_EXERCISE DETAILS:_ Extract the lines from the start through the line that holds "(10,10) -- (877,10);", both included, omitting all images.

_DATA BLOCK:_
—————

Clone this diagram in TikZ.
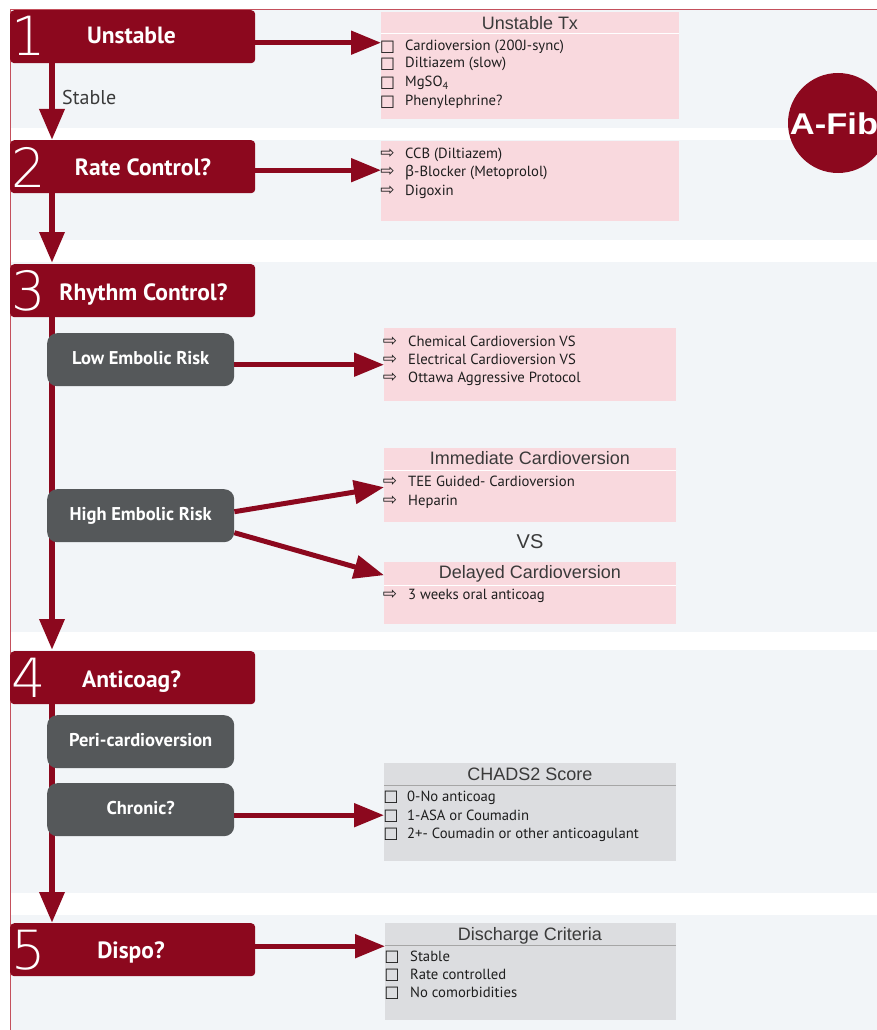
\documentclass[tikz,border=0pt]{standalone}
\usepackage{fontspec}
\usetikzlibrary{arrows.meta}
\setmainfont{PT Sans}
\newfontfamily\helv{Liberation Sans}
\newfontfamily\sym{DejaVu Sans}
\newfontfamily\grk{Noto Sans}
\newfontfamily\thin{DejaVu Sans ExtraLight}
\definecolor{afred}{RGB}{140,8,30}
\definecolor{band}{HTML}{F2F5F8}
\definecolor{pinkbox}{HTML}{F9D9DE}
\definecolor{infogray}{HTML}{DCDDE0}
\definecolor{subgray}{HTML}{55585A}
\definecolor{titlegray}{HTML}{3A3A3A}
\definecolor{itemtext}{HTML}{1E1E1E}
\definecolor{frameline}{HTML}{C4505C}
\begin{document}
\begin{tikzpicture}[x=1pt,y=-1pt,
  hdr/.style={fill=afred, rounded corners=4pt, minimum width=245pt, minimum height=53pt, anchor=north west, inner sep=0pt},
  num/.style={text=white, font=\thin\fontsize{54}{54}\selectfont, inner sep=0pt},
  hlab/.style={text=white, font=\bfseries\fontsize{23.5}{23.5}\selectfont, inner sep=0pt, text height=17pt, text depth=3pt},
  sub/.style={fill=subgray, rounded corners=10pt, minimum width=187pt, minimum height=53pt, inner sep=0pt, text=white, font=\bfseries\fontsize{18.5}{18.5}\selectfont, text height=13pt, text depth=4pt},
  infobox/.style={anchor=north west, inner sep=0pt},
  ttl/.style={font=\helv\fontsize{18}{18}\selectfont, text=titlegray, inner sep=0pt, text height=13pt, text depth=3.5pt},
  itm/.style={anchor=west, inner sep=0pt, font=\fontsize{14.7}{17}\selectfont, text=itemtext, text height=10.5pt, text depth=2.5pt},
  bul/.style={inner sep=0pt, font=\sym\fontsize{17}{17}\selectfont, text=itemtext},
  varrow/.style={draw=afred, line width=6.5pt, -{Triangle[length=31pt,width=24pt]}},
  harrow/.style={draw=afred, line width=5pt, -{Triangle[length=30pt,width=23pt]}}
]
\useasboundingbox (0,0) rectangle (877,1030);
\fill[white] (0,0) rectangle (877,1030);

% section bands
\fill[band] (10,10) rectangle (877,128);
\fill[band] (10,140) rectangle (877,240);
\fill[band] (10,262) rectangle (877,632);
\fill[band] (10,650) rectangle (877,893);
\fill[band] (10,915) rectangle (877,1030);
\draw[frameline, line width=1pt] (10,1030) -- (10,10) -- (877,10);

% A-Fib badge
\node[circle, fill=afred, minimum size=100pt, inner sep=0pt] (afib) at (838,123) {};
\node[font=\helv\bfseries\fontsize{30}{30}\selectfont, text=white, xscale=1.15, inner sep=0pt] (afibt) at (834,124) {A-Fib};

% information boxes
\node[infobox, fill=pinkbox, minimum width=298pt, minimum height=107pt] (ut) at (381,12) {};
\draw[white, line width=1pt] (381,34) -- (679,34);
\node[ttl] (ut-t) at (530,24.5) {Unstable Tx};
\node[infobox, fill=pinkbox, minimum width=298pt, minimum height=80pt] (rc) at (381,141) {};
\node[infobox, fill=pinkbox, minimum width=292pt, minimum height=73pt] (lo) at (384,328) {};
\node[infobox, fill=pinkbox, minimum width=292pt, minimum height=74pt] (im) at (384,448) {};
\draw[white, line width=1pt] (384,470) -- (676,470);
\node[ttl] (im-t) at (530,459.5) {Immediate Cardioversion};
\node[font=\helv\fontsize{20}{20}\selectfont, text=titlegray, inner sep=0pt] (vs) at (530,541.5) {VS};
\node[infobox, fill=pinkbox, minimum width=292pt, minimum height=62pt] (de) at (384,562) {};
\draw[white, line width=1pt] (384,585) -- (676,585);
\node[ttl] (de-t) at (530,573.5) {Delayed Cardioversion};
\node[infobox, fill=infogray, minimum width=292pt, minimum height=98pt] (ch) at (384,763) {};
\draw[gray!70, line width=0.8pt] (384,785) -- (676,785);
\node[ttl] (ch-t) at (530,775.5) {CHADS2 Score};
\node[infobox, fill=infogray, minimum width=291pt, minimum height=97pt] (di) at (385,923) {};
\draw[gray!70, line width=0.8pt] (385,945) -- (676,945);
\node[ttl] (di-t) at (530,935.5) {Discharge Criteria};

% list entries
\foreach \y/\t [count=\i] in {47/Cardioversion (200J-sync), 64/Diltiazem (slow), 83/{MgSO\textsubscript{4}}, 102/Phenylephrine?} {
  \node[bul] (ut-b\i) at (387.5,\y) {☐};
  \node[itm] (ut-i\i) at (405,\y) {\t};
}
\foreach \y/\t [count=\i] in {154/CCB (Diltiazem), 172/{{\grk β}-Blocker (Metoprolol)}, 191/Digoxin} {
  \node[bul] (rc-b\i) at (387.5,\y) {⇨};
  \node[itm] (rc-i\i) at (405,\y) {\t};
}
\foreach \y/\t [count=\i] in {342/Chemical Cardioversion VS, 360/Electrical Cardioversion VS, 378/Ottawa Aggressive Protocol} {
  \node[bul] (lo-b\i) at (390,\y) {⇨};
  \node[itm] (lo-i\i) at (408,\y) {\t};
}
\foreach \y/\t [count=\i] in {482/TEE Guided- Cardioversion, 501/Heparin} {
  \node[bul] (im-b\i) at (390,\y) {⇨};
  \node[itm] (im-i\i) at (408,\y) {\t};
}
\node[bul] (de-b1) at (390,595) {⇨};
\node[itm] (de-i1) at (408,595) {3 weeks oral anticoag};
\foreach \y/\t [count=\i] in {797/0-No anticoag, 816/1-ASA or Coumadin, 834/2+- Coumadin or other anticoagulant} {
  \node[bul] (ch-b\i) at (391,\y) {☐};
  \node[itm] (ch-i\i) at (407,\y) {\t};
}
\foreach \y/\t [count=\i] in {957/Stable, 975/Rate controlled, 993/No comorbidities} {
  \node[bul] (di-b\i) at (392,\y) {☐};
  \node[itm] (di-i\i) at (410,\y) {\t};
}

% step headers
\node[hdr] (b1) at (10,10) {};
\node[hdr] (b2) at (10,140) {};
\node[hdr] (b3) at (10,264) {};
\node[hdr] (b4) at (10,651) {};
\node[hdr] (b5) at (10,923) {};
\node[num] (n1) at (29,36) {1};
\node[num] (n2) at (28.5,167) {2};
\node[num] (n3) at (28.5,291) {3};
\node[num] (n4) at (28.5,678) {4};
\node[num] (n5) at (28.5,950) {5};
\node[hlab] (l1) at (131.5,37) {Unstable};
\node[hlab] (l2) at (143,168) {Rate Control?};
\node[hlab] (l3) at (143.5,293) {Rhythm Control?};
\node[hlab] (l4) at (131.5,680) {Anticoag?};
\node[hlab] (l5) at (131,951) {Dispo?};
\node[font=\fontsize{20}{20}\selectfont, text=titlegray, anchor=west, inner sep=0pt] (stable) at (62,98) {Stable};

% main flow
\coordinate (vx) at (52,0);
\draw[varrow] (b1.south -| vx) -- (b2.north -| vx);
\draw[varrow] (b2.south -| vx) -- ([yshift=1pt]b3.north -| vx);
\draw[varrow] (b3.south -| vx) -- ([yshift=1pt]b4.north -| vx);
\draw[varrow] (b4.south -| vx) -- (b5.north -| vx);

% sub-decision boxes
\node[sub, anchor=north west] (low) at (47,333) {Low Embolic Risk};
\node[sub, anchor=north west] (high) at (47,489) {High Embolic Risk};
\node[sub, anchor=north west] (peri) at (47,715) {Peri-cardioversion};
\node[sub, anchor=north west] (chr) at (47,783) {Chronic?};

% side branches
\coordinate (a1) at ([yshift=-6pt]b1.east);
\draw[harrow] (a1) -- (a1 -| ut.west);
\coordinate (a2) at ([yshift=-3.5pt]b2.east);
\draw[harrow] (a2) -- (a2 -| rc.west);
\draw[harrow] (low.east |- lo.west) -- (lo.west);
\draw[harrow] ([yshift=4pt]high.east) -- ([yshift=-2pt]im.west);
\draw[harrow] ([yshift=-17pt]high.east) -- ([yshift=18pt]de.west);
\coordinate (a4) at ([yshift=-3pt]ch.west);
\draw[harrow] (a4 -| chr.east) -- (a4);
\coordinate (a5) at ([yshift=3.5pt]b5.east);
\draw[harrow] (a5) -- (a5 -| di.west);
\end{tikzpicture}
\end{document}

—————

_ANSWER TO THIS EXERCISE:_
Clone this diagram in TikZ.
\documentclass[tikz,border=0pt]{standalone}
\usepackage{fontspec}
\usetikzlibrary{arrows.meta}
\setmainfont{PT Sans}
\newfontfamily\helv{Liberation Sans}
\newfontfamily\sym{DejaVu Sans}
\newfontfamily\grk{Noto Sans}
\newfontfamily\thin{DejaVu Sans ExtraLight}
\definecolor{afred}{RGB}{140,8,30}
\definecolor{band}{HTML}{F2F5F8}
\definecolor{pinkbox}{HTML}{F9D9DE}
\definecolor{infogray}{HTML}{DCDDE0}
\definecolor{subgray}{HTML}{55585A}
\definecolor{titlegray}{HTML}{3A3A3A}
\definecolor{itemtext}{HTML}{1E1E1E}
\definecolor{frameline}{HTML}{C4505C}
\begin{document}
\begin{tikzpicture}[x=1pt,y=-1pt,
  hdr/.style={fill=afred, rounded corners=4pt, minimum width=245pt, minimum height=53pt, anchor=north west, inner sep=0pt},
  num/.style={text=white, font=\thin\fontsize{54}{54}\selectfont, inner sep=0pt},
  hlab/.style={text=white, font=\bfseries\fontsize{23.5}{23.5}\selectfont, inner sep=0pt, text height=17pt, text depth=3pt},
  sub/.style={fill=subgray, rounded corners=10pt, minimum width=187pt, minimum height=53pt, inner sep=0pt, text=white, font=\bfseries\fontsize{18.5}{18.5}\selectfont, text height=13pt, text depth=4pt},
  infobox/.style={anchor=north west, inner sep=0pt},
  ttl/.style={font=\helv\fontsize{18}{18}\selectfont, text=titlegray, inner sep=0pt, text height=13pt, text depth=3.5pt},
  itm/.style={anchor=west, inner sep=0pt, font=\fontsize{14.7}{17}\selectfont, text=itemtext, text height=10.5pt, text depth=2.5pt},
  bul/.style={inner sep=0pt, font=\sym\fontsize{17}{17}\selectfont, text=itemtext},
  varrow/.style={draw=afred, line width=6.5pt, -{Triangle[length=31pt,width=24pt]}},
  harrow/.style={draw=afred, line width=5pt, -{Triangle[length=30pt,width=23pt]}}
]
\useasboundingbox (0,0) rectangle (877,1030);
\fill[white] (0,0) rectangle (877,1030);

% section bands
\fill[band] (10,10) rectangle (877,128);
\fill[band] (10,140) rectangle (877,240);
\fill[band] (10,262) rectangle (877,632);
\fill[band] (10,650) rectangle (877,893);
\fill[band] (10,915) rectangle (877,1030);
\draw[frameline, line width=1pt] (10,1030) -- (10,10) -- (877,10);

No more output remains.